> WHAT NEEDS TO BE DONE: Copy everything in the data below exactly except the pictures.

^^^^^^^^^^^^^^^^

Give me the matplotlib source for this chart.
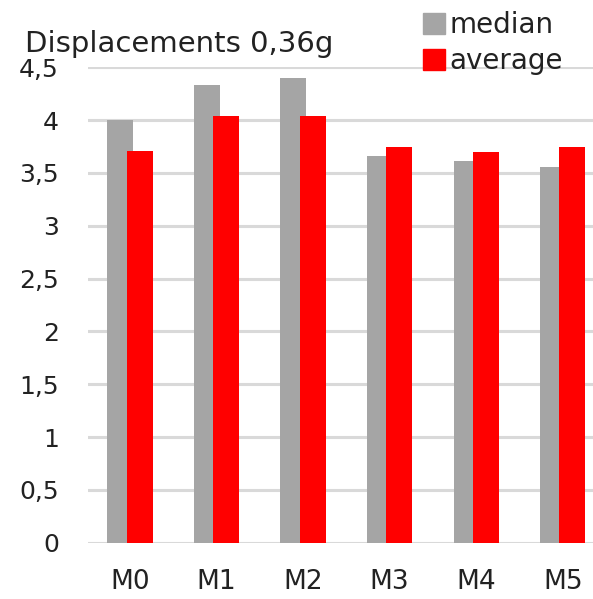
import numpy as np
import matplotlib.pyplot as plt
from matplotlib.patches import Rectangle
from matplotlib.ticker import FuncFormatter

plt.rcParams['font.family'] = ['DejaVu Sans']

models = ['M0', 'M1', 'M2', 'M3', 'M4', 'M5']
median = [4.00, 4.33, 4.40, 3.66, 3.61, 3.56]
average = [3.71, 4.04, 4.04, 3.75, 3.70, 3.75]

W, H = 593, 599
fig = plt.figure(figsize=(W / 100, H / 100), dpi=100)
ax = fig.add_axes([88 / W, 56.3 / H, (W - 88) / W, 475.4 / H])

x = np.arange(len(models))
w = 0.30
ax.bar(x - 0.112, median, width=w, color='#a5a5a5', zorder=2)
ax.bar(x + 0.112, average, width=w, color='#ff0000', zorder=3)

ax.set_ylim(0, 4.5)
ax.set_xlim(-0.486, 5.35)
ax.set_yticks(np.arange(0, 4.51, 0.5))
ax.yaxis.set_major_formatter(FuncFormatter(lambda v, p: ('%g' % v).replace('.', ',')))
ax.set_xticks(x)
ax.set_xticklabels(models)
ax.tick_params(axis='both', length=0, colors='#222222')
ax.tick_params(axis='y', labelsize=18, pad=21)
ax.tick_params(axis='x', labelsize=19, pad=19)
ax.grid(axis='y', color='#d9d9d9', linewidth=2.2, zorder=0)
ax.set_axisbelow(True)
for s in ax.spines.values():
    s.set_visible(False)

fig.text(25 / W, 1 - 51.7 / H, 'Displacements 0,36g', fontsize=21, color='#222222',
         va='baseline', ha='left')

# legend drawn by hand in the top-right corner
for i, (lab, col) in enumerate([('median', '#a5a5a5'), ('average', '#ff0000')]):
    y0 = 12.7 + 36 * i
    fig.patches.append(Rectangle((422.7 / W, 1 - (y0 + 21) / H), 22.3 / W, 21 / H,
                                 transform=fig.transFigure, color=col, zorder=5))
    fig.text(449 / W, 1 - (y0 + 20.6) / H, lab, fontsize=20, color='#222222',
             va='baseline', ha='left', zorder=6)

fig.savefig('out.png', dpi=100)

^^^^^^^^^^^^^^^^

> ANSWER IN FULL:
Give me the matplotlib source for this chart.
import numpy as np
import matplotlib.pyplot as plt
from matplotlib.patches import Rectangle
from matplotlib.ticker import FuncFormatter

plt.rcParams['font.family'] = ['DejaVu Sans']

models = ['M0', 'M1', 'M2', 'M3', 'M4', 'M5']
median = [4.00, 4.33, 4.40, 3.66, 3.61, 3.56]
average = [3.71, 4.04, 4.04, 3.75, 3.70, 3.75]

W, H = 593, 599
fig = plt.figure(figsize=(W / 100, H / 100), dpi=100)
ax = fig.add_axes([88 / W, 56.3 / H, (W - 88) / W, 475.4 / H])

x = np.arange(len(models))
w = 0.30
ax.bar(x - 0.112, median, width=w, color='#a5a5a5', zorder=2)
ax.bar(x + 0.112, average, width=w, color='#ff0000', zorder=3)

ax.set_ylim(0, 4.5)
ax.set_xlim(-0.486, 5.35)
ax.set_yticks(np.arange(0, 4.51, 0.5))
ax.yaxis.set_major_formatter(FuncFormatter(lambda v, p: ('%g' % v).replace('.', ',')))
ax.set_xticks(x)
ax.set_xticklabels(models)
ax.tick_params(axis='both', length=0, colors='#222222')
ax.tick_params(axis='y', labelsize=18, pad=21)
ax.tick_params(axis='x', labelsize=19, pad=19)
ax.grid(axis='y', color='#d9d9d9', linewidth=2.2, zorder=0)
ax.set_axisbelow(True)
for s in ax.spines.values():
    s.set_visible(False)

fig.text(25 / W, 1 - 51.7 / H, 'Displacements 0,36g', fontsize=21, color='#222222',
         va='baseline', ha='left')

# legend drawn by hand in the top-right corner
for i, (lab, col) in enumerate([('median', '#a5a5a5'), ('average', '#ff0000')]):
    y0 = 12.7 + 36 * i
    fig.patches.append(Rectangle((422.7 / W, 1 - (y0 + 21) / H), 22.3 / W, 21 / H,
                                 transform=fig.transFigure, color=col, zorder=5))
    fig.text(449 / W, 1 - (y0 + 20.6) / H, lab, fontsize=20, color='#222222',
             va='baseline', ha='left', zorder=6)

fig.savefig('out.png', dpi=100)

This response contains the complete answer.